### What the exercise asks
Of all the lines in the material, how many include the word "matplotlib"? Give only the number.
+ + +
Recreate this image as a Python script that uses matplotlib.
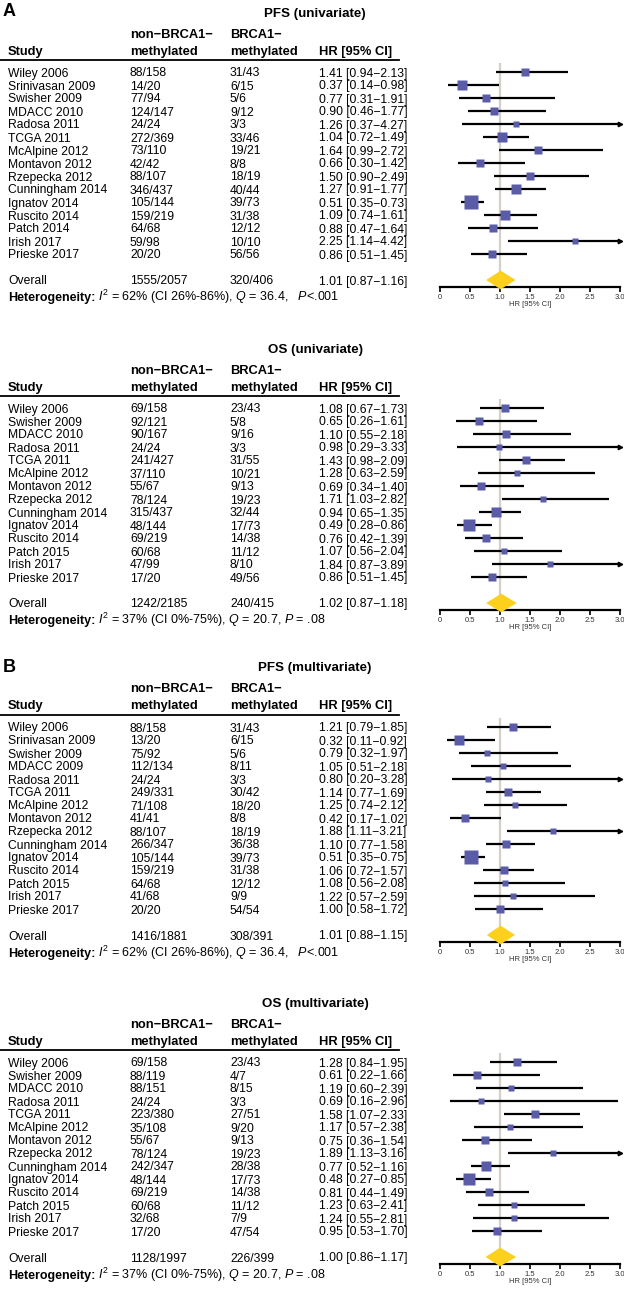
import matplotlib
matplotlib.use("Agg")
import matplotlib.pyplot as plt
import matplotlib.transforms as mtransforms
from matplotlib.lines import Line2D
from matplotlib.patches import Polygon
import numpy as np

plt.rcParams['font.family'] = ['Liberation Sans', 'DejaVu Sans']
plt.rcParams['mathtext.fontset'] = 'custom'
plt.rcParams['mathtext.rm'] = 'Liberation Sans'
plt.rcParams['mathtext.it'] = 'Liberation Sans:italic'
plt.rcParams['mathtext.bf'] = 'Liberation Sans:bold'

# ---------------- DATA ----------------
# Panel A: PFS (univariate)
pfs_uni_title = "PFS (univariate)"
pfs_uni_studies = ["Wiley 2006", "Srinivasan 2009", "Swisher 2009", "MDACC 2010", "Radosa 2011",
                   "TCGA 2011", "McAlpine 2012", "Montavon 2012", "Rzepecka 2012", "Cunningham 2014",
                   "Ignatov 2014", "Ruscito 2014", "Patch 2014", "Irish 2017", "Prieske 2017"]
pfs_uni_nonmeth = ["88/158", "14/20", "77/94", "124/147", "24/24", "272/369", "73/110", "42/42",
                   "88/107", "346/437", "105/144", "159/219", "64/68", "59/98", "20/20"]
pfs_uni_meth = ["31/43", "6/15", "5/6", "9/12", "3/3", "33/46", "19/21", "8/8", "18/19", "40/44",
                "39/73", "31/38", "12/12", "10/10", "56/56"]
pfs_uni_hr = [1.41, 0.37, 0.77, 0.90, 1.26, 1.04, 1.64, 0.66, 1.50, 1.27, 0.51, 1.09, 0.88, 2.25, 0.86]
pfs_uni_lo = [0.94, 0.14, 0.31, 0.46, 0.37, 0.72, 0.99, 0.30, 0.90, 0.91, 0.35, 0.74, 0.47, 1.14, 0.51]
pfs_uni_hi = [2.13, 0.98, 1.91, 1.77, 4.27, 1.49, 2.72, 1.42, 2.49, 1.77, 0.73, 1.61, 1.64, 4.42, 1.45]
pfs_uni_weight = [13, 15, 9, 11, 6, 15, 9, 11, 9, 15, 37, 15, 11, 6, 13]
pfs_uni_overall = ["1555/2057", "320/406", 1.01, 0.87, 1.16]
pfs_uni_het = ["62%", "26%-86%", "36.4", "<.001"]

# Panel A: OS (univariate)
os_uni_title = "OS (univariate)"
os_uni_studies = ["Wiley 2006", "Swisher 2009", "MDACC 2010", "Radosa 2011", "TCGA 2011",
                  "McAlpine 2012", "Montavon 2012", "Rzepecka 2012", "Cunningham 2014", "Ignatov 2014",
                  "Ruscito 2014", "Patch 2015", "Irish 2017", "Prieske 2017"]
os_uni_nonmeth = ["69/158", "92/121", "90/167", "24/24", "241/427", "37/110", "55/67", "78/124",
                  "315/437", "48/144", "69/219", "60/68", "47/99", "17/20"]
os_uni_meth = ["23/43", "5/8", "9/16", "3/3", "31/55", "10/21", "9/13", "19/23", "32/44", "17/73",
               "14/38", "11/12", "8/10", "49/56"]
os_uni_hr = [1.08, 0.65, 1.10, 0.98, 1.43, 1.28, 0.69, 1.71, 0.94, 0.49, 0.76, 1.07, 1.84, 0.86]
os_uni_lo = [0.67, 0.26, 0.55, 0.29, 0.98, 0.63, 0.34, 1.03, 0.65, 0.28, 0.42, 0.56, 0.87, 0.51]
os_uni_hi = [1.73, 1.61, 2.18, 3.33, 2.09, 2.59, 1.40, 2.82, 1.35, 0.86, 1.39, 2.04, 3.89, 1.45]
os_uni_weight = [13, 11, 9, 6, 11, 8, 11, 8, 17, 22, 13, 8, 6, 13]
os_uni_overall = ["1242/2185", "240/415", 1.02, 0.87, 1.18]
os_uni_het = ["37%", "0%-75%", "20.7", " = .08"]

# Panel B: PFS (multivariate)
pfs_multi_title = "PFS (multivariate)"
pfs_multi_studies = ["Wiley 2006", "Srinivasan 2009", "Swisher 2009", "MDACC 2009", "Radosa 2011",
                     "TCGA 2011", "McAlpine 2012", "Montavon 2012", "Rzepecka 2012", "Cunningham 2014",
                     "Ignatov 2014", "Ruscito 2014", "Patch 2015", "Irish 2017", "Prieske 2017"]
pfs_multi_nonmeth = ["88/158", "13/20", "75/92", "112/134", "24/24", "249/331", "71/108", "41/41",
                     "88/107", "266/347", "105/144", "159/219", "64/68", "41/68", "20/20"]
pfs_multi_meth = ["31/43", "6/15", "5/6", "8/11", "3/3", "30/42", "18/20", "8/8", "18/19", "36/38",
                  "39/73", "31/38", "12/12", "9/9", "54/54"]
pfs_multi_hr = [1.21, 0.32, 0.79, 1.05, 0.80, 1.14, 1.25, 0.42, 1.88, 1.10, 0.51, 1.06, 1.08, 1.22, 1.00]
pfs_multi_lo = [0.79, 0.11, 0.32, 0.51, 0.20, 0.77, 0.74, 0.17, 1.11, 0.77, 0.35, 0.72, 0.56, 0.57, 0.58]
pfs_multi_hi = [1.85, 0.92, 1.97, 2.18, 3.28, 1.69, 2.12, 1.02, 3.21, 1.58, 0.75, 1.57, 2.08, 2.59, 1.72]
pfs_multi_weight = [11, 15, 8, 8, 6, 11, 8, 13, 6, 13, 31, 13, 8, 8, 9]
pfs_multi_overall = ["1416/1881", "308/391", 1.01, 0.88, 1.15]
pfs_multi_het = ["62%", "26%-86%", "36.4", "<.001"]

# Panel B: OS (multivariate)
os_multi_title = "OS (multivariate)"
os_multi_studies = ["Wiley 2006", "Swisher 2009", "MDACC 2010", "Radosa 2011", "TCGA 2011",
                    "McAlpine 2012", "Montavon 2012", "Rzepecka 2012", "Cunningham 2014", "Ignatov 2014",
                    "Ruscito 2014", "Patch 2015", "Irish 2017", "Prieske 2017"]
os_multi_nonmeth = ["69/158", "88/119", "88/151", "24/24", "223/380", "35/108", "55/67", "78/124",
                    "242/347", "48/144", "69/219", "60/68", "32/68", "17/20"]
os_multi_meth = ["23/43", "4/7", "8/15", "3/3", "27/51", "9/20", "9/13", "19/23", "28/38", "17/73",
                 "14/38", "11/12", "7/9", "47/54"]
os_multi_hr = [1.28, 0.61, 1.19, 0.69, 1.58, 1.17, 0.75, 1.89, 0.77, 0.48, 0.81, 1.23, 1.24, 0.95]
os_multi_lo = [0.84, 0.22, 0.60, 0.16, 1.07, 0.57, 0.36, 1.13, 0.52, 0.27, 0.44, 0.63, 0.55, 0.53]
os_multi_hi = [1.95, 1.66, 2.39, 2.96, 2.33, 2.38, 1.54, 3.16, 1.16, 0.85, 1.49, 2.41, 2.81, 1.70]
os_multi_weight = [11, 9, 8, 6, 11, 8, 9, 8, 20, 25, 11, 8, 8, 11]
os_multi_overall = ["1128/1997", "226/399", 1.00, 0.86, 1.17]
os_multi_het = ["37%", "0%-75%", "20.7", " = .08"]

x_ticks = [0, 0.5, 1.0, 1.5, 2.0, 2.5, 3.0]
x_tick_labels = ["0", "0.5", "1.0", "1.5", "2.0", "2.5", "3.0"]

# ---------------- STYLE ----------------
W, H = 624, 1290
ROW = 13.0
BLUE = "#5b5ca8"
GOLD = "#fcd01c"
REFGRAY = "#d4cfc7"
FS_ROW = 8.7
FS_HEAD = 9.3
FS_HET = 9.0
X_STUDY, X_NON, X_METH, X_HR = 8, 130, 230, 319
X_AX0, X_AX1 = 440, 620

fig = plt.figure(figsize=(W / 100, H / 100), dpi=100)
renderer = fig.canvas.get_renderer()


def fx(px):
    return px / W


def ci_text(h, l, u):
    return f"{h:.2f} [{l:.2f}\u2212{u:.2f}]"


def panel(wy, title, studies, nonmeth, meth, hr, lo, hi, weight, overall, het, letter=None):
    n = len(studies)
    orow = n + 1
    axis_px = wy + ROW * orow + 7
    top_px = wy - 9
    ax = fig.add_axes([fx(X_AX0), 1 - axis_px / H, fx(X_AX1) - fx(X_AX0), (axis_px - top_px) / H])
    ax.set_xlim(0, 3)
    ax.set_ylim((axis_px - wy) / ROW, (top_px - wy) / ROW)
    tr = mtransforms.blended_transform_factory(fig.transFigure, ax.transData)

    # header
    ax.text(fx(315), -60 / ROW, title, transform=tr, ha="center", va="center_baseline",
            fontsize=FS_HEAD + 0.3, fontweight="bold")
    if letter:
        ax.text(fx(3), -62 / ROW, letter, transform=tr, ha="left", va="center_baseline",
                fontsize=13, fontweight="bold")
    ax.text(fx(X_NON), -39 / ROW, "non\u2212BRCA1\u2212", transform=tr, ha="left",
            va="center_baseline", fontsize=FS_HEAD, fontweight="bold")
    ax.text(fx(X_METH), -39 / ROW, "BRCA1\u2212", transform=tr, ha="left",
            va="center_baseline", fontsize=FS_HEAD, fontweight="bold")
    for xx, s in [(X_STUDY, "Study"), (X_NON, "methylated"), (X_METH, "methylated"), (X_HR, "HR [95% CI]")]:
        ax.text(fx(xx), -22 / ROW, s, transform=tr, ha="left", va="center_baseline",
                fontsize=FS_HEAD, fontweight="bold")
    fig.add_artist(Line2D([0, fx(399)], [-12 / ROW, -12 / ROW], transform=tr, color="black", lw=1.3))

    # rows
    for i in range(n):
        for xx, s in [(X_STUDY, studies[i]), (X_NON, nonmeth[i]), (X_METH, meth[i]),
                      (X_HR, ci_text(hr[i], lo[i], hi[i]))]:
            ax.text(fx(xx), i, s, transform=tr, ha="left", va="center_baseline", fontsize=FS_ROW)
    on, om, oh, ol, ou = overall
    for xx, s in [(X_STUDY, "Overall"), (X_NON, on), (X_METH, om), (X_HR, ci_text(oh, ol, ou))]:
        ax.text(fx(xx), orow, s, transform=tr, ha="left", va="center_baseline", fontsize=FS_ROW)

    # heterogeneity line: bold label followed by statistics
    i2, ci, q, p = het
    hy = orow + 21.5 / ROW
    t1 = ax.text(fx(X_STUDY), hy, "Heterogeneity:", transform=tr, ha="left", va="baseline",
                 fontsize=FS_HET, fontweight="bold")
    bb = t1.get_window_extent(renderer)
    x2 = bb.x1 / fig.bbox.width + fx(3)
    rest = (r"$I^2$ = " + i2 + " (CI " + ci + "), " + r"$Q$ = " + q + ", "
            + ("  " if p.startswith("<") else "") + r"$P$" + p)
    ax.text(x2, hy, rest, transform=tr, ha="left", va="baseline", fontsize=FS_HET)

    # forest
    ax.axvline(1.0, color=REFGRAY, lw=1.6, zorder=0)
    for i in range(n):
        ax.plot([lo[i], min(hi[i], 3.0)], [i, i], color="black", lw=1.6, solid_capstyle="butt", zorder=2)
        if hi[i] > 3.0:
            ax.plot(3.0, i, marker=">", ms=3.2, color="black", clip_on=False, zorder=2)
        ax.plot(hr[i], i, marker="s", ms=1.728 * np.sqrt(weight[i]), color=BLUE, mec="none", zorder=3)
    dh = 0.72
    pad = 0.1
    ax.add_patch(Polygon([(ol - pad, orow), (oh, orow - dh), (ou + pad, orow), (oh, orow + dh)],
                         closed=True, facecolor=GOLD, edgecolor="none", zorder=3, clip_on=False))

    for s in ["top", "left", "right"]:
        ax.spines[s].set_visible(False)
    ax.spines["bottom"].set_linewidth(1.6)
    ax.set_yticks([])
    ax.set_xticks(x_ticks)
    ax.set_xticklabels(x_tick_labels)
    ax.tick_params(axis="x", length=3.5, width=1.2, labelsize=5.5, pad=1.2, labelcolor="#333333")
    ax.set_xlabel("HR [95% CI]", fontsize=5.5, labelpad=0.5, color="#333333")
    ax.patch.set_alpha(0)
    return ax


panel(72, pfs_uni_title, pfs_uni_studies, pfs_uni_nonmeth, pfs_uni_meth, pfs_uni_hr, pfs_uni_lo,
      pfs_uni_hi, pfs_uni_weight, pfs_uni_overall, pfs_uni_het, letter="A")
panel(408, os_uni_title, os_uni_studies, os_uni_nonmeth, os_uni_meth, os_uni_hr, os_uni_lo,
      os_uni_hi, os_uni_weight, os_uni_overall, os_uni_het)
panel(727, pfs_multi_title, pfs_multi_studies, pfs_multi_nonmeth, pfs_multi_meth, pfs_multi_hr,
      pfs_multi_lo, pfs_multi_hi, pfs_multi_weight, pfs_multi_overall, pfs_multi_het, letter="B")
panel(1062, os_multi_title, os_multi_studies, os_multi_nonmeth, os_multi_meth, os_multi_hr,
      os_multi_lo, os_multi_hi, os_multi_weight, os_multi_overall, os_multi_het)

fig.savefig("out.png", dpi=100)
+ + +
### Output for this exercise
7